PROBLEM DESCRIPTION> Give back every line exactly as it appears, pictures excluded.

DATA SEGMENT>
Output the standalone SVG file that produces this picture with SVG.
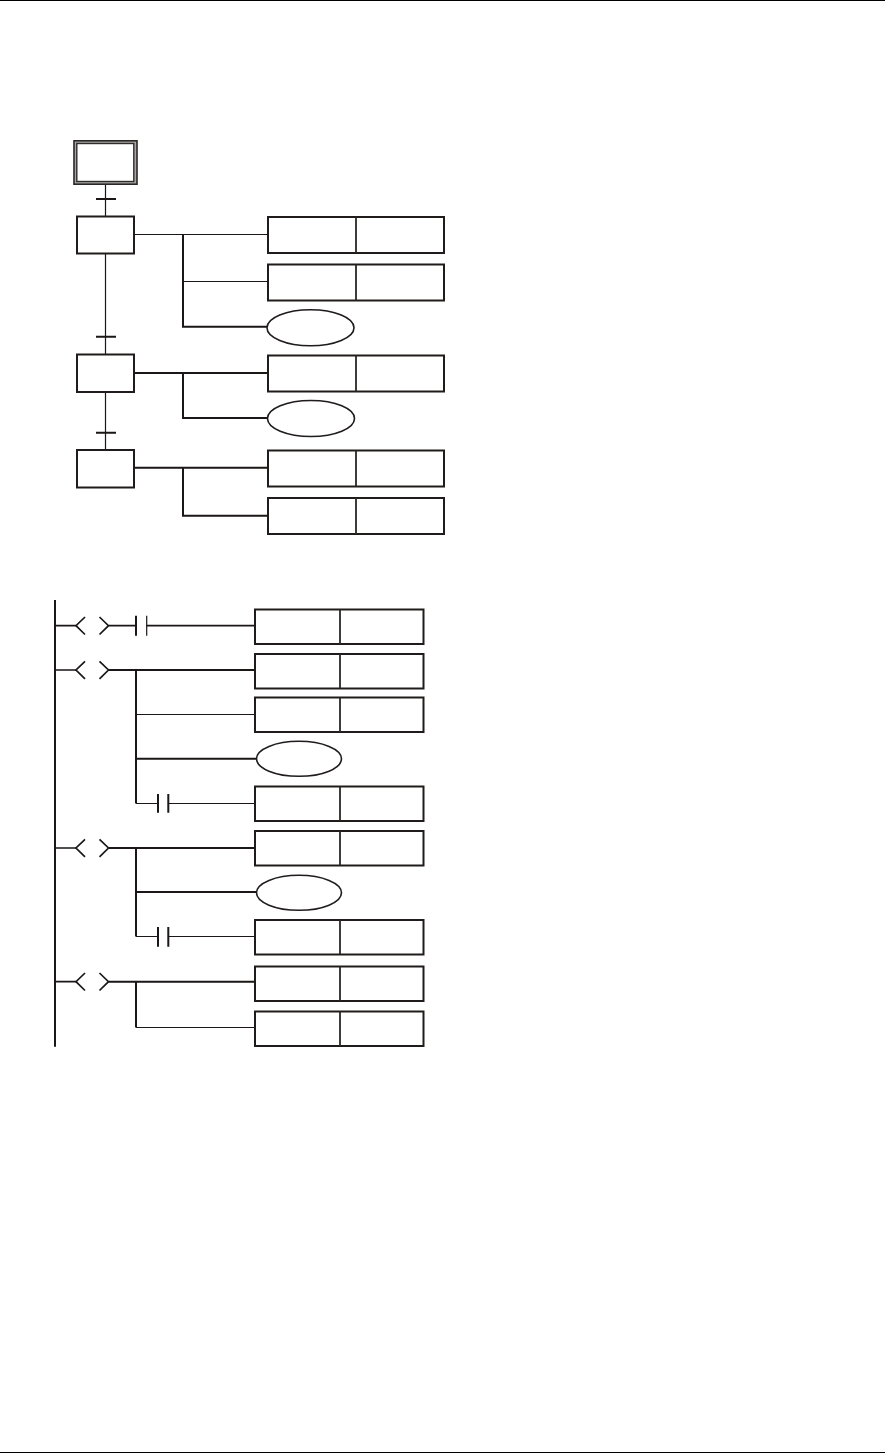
<svg xmlns="http://www.w3.org/2000/svg" width="885" height="1453" viewBox="0 0 885 1453">
<style>
.w{stroke:#1a1716;fill:none;stroke-linecap:butt}
.t{stroke-width:1.2}
.m{stroke-width:1.7}
.k{stroke-width:2}
.b{fill:#fff;stroke:#1f1c1b;stroke-width:2}
.d{fill:none;stroke:#2a2726;stroke-width:1.8}
.e{fill:#fff;stroke:#1f1c1b;stroke-width:1.6}
</style>
<defs>
<g id="pair"><rect class="b" x="0" y="0" width="176" height="36"/><line class="d" x1="88" y1="0" x2="88" y2="36"/></g>
<g id="pair2"><rect class="b" x="0" y="0" width="168.500" height="34.500"/><line class="d" x1="85" y1="0" x2="85" y2="34.500"/></g>
<g id="chev"><path class="w m" d="M85 617L76 625.700L85 634.500M99.500 617L108.500 625.700L99.500 634.500"/></g>
</defs>
<rect width="885" height="1453" fill="#fff"/>
<rect id="page-top" x="0" y="0" width="885" height="1" fill="#000"/>
<rect id="page-bottom" x="0" y="1452" width="885" height="1" fill="#000"/>

<g id="connectors">
<!-- SFC -->
<path class="w t" d="M105.500 184V216M105.500 254V354M105.500 392V449.500"/>
<path class="w k" d="M96 199H116M96 336.700H116M96 432.700H116"/>
<path class="w t" d="M134 234.500H268M183 281.500H268"/>
<path class="w k" d="M183 234.500V326.700H267"/>
<path class="w k" d="M134 373H268M183 373V418H267"/>
<path class="w k" d="M134 467.700H268M183 467.700V515.700H268"/>
<!-- Ladder -->
<path class="w k" d="M55 600V1046.700"/>
<path class="w m" d="M55 625.700H76M108.500 625.700H136M146.700 625.700H255"/>
<path class="w k" d="M136 615.700V635.700"/>
<path class="w t" d="M146.700 615.700V635.700"/>
<path class="w m" d="M55 670H76M55 848H76M55 981.700H76"/>
<path class="w k" d="M108.500 670H255M136 670V803.500M136 758.700H257"/>
<path class="w t" d="M136 714.500H255M136 803.500H158M168.300 803.500H255"/>
<path class="w k" d="M158 794V812.700M168.300 794V812.700"/>
<path class="w k" d="M108.500 848H255M136 848V936.500M136 892H257"/>
<path class="w t" d="M136 936.500H158M168.300 936.500H255"/>
<path class="w k" d="M158 927V946.700M168.300 927V946.700"/>
<path class="w k" d="M108.500 981.700H255M136 981.700V1027.500"/>
<path class="w t" d="M136 1027.500H255"/>
<use href="#chev"/>
<use href="#chev" y="44.300"/>
<use href="#chev" y="222.300"/>
<use href="#chev" y="356"/>
</g>

<g id="step-initial">
<rect x="74" y="140.800" width="63" height="43.400" fill="#a8a6a5" stroke="#2a2726" stroke-width="1.6"/>
<rect x="76.800" y="143.500" width="57" height="38" fill="#fff" stroke="#2f2c2b" stroke-width="1.4"/>
</g>
<g id="step-1"><rect class="b" x="77" y="216.500" width="57" height="37"/></g>
<g id="step-2"><rect class="b" x="77" y="354.500" width="57" height="37.500"/></g>
<g id="step-3"><rect class="b" x="77" y="450" width="57" height="37.500"/></g>

<g id="action-1"><use href="#pair" x="268" y="217"/></g>
<g id="action-2"><use href="#pair" x="268" y="264.500"/></g>
<g id="event-1"><ellipse class="e" cx="310.500" cy="327.700" rx="43.500" ry="18"/></g>
<g id="action-3"><use href="#pair" x="268" y="355.500"/></g>
<g id="event-2"><ellipse class="e" cx="311" cy="418.500" rx="43.500" ry="18"/></g>
<g id="action-4"><use href="#pair" x="268" y="450.500"/></g>
<g id="action-5"><use href="#pair" x="268" y="498"/></g>

<g id="rung-1"><use href="#pair2" x="255" y="609.500"/></g>
<g id="rung-2"><use href="#pair2" x="255" y="654"/></g>
<g id="rung-3"><use href="#pair2" x="255" y="697.500"/></g>
<g id="rung-ellipse-1"><ellipse class="e" cx="299" cy="758.800" rx="42.500" ry="17.500"/></g>
<g id="rung-4"><use href="#pair2" x="255" y="786.500"/></g>
<g id="rung-5"><use href="#pair2" x="255" y="831"/></g>
<g id="rung-ellipse-2"><ellipse class="e" cx="299" cy="892.800" rx="42.500" ry="17.500"/></g>
<g id="rung-6"><use href="#pair2" x="255" y="920"/></g>
<g id="rung-7"><use href="#pair2" x="255" y="966.500"/></g>
<g id="rung-8"><use href="#pair2" x="255" y="1011.500"/></g>
</svg>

TASK ANSWER>
Output the standalone SVG file that produces this picture with SVG.
<svg xmlns="http://www.w3.org/2000/svg" width="885" height="1453" viewBox="0 0 885 1453">
<style>
.w{stroke:#1a1716;fill:none;stroke-linecap:butt}
.t{stroke-width:1.2}
.m{stroke-width:1.7}
.k{stroke-width:2}
.b{fill:#fff;stroke:#1f1c1b;stroke-width:2}
.d{fill:none;stroke:#2a2726;stroke-width:1.8}
.e{fill:#fff;stroke:#1f1c1b;stroke-width:1.6}
</style>
<defs>
<g id="pair"><rect class="b" x="0" y="0" width="176" height="36"/><line class="d" x1="88" y1="0" x2="88" y2="36"/></g>
<g id="pair2"><rect class="b" x="0" y="0" width="168.500" height="34.500"/><line class="d" x1="85" y1="0" x2="85" y2="34.500"/></g>
<g id="chev"><path class="w m" d="M85 617L76 625.700L85 634.500M99.500 617L108.500 625.700L99.500 634.500"/></g>
</defs>
<rect width="885" height="1453" fill="#fff"/>
<rect id="page-top" x="0" y="0" width="885" height="1" fill="#000"/>
<rect id="page-bottom" x="0" y="1452" width="885" height="1" fill="#000"/>

<g id="connectors">
<!-- SFC -->
<path class="w t" d="M105.500 184V216M105.500 254V354M105.500 392V449.500"/>
<path class="w k" d="M96 199H116M96 336.700H116M96 432.700H116"/>
<path class="w t" d="M134 234.500H268M183 281.500H268"/>
<path class="w k" d="M183 234.500V326.700H267"/>
<path class="w k" d="M134 373H268M183 373V418H267"/>
<path class="w k" d="M134 467.700H268M183 467.700V515.700H268"/>
<!-- Ladder -->
<path class="w k" d="M55 600V1046.700"/>
<path class="w m" d="M55 625.700H76M108.500 625.700H136M146.700 625.700H255"/>
<path class="w k" d="M136 615.700V635.700"/>
<path class="w t" d="M146.700 615.700V635.700"/>
<path class="w m" d="M55 670H76M55 848H76M55 981.700H76"/>
<path class="w k" d="M108.500 670H255M136 670V803.500M136 758.700H257"/>
<path class="w t" d="M136 714.500H255M136 803.500H158M168.300 803.500H255"/>
<path class="w k" d="M158 794V812.700M168.300 794V812.700"/>
<path class="w k" d="M108.500 848H255M136 848V936.500M136 892H257"/>
<path class="w t" d="M136 936.500H158M168.300 936.500H255"/>
<path class="w k" d="M158 927V946.700M168.300 927V946.700"/>
<path class="w k" d="M108.500 981.700H255M136 981.700V1027.500"/>
<path class="w t" d="M136 1027.500H255"/>
<use href="#chev"/>
<use href="#chev" y="44.300"/>
<use href="#chev" y="222.300"/>
<use href="#chev" y="356"/>
</g>

<g id="step-initial">
<rect x="74" y="140.800" width="63" height="43.400" fill="#a8a6a5" stroke="#2a2726" stroke-width="1.6"/>
<rect x="76.800" y="143.500" width="57" height="38" fill="#fff" stroke="#2f2c2b" stroke-width="1.4"/>
</g>
<g id="step-1"><rect class="b" x="77" y="216.500" width="57" height="37"/></g>
<g id="step-2"><rect class="b" x="77" y="354.500" width="57" height="37.500"/></g>
<g id="step-3"><rect class="b" x="77" y="450" width="57" height="37.500"/></g>

<g id="action-1"><use href="#pair" x="268" y="217"/></g>
<g id="action-2"><use href="#pair" x="268" y="264.500"/></g>
<g id="event-1"><ellipse class="e" cx="310.500" cy="327.700" rx="43.500" ry="18"/></g>
<g id="action-3"><use href="#pair" x="268" y="355.500"/></g>
<g id="event-2"><ellipse class="e" cx="311" cy="418.500" rx="43.500" ry="18"/></g>
<g id="action-4"><use href="#pair" x="268" y="450.500"/></g>
<g id="action-5"><use href="#pair" x="268" y="498"/></g>

<g id="rung-1"><use href="#pair2" x="255" y="609.500"/></g>
<g id="rung-2"><use href="#pair2" x="255" y="654"/></g>
<g id="rung-3"><use href="#pair2" x="255" y="697.500"/></g>
<g id="rung-ellipse-1"><ellipse class="e" cx="299" cy="758.800" rx="42.500" ry="17.500"/></g>
<g id="rung-4"><use href="#pair2" x="255" y="786.500"/></g>
<g id="rung-5"><use href="#pair2" x="255" y="831"/></g>
<g id="rung-ellipse-2"><ellipse class="e" cx="299" cy="892.800" rx="42.500" ry="17.500"/></g>
<g id="rung-6"><use href="#pair2" x="255" y="920"/></g>
<g id="rung-7"><use href="#pair2" x="255" y="966.500"/></g>
<g id="rung-8"><use href="#pair2" x="255" y="1011.500"/></g>
</svg>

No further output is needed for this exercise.